The exodus marks the rupture of a Moscow-to-K-Street conduit that has long employed former federal officials and members of Congress of both parties, experts said.

"For anybody that's representing a Russian entity in Washington, DC, it's an uphill climb ... that has just gotten a lot steeper," said Benjamin Freeman, a research fellow at the Quincy Institute for Responsible Statecraft, a foreign policy think tank, who has written a book on foreign influence. "It's going to be hard to find a sympathetic ear for any of these Russian clients on the Hill right now."

Some of the banks Biden targeted with sanctions, including VTB, Russia's second-largest, were put under "full blocking" sanctions, which freeze organizations' US assets and prohibit them from doing business in the country. That means it would be illegal for lobbyists to work for them unless they receive a license from the Treasury Department, according to legal experts.
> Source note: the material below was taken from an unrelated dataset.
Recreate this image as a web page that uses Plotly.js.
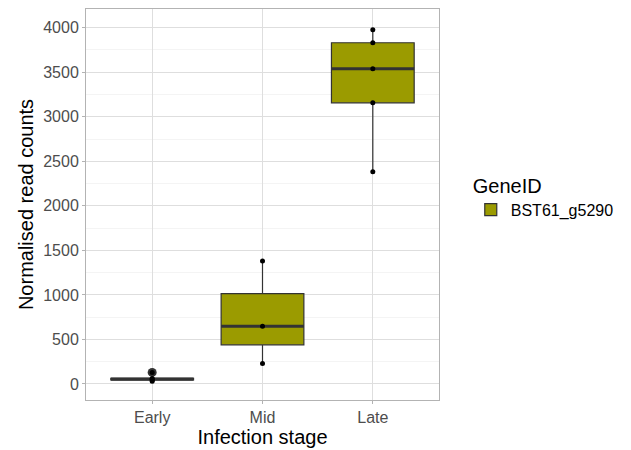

Dropping contracts with fully blocked banks "is not a gesture in solidarity with Ukraine, this is a requirement under US law," said Erich Ferrari, an attorney who specializes in US economic sanctions. Lobbyists could face prosecution for running afoul of sanctions laws, he said.

But even for lobbyists representing firms that aren't fully blocked, it would be a "real reputational risk for these firms to keep representing these sanctioned entities," said Freeman, who called ties to Russia a "scarlet letter" in DC.